Understanding the Use of PINx (and Avoiding Traps)

[JonnyMac]

In the top of many programs you will find symbols defined like this:

SYMBOL  Sio             = 7                     ' SETUP = UP; no ULN
SYMBOL  Trigger         = PIN6                  ' SETUP = DN

Most beginners wonder, "Why does Trigger use 'PIN' and Sio doesn't?"  It has to do with syntax.  In the above definitions, Sio is called a constant as it has a fixed value of 7.  We define pins this way when the are in one position and do not change, and for programming constructs that require a specific value (e.g., pin # for SEROUT and SERIN).

Trigger is actually defined as a bit variable; a variable is a value that can change.  With the above definition we will read the input level (0 or 1) of the trigger pin (P6) for use in a program.  For example, this code is used to 'debounce' a trigger input; debouncing is used to prevent false triggers.

Main:
  timer = 0                                     ' reset debounce timer

Check_Trigger:
  PAUSE 5                                       ' scan delay
  IF Trigger = TrOff THEN Main                  ' check trigger input
    timer = timer + 5                           ' update timer
  IF timer < 100 THEN Check_Trigger             ' check timer

In this use the Prop-1 will look at the value of (input) pin P6 and compare it with a constant value called TrOff.  If those two values match the program jumps to the label, Main.

As with all variables, PINx variables can be read (as we just explored) or written to.  We can also assign PINx variables for outputs, like this:

SYMBOL  Valve           = PIN0

With this definition -- and making the IO pin an output using the DIRS register -- we can write code like this:

  Valve = IsOff

A useful trick with PINx outputs is that one part of our program can set the state of an output pin (like we just did) and another part of the program can read it back.  For example, give the above definitions, we can check to see if the valve is currently turned on or off:

  IF Valve = IsOn THEN Reset

PINx TRAP

And here's an explanation to a trap many Prop-1 programmers -- especially those coming from the Prop-2 -- fall into.  In the above line the program reads the state of the valve pin and then uses it in the comparison (again, it is perfectly legal to read the state of output pins).  When reading a PINx variable we we only ever get 0 or 1. 

A common definition error is this:

SYMBOL  Sio             = PIN7                  ' dangerous definition!!!
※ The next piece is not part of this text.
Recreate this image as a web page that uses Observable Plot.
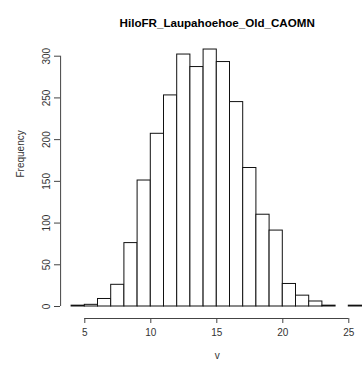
<!DOCTYPE html>
<html><head><meta charset="utf-8">
<script src="https://cdn.jsdelivr.net/npm/d3@7"></script>
<script src="https://cdn.jsdelivr.net/npm/@observablehq/plot@0.6"></script>
<style>html,body{margin:0;padding:0;background:#fff} svg{display:block}</style>
</head><body><div id="chart"></div>
<script>
const title = "HiloFR_Laupahoehoe_Old_CAOMN";
const xLabel = "v";
const yLabel = "Frequency";
const binStarts = [4,5,6,7,8,9,10,11,12,13,14,15,16,17,18,19,20,21,22,23,24,25];
const binWidth = 1;
const counts = [1,2,9,26,76,151,207,253,302,287,308,293,245,166,110,91,27,13,6,1,0,1];
const xTicks = [5,10,15,20,25];
const yTicks = [0,50,100,150,200,250,300];

const bins = binStarts.map((x0, i) => ({x0, x1: x0 + binWidth, count: counts[i]}));

const chart = Plot.plot({
  width: 363, height: 365,
  marginLeft: 60, marginTop: 38, marginBottom: 47, marginRight: 0,
  style: {fontFamily: "'Liberation Sans', Arial, sans-serif", background: "#fff", color: "#333", overflow: "visible"},
  x: {domain: [binStarts[0], binStarts[binStarts.length - 1] + binWidth], range: [71.1, 361.5]},
  y: {domain: [yTicks[0], yTicks[yTicks.length - 1]], range: [306, 55.7]},
  marks: [
    Plot.rectY(bins, {x1: "x0", x2: "x1", y: "count", fill: "white", stroke: "#111", strokeWidth: 1, inset: 0}),
    Plot.ruleY([0], {x1: xTicks[0], x2: xTicks[xTicks.length - 1], dy: 12, stroke: "#444"}),
    Plot.axisX(xTicks, {tickSize: 5, tickPadding: 5, fontSize: 10, label: null, stroke: "#444", fill: "#333"}),
    Plot.ruleX([binStarts[0]], {y1: yTicks[0], y2: yTicks[yTicks.length - 1], dx: -11, stroke: "#444"}),
    Plot.axisY(yTicks, {tickSize: 6, tickRotate: -90, tickPadding: 5, fontSize: 10, label: null, stroke: "#444", fill: "#333"}),
    Plot.text([title], {frameAnchor: "top", dx: 5.2, dy: -19.7, fontWeight: "bold", fontSize: 11.6, fill: "#000"}),
    Plot.text([xLabel], {frameAnchor: "bottom", dx: 5.2, dy: 40, fontSize: 10, fill: "#333"}),
    Plot.text([yLabel], {frameAnchor: "left", dx: -40, dy: -1, rotate: -90, fontSize: 10, fill: "#333"})
  ]
});
document.getElementById("chart").appendChild(chart);
</script>
</body></html>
Which looks fine; it's actually a valid statement but it doesn't work as intended in a line like this:

SEROUT Sio, OT2400, ("!RC4", %00, "X")

Here's what happens inside the controller when that SEROUT is run, given the definition just above: Sio is defined as a pin variable so the program reads the state of that pin and then uses that value for the transmit pin in the SEROUT statement.  In EFX-TEK projects we use the P7 SETUP jumper in the UP position so this will cause the P7 input value to be "1." The SEROUT, then, is transmitted on P1 instead of P7.

Any person that has programmed a Prop-1 has stumbled into this pothole; now that you understand it, the pothole will be easier to spot and avoid.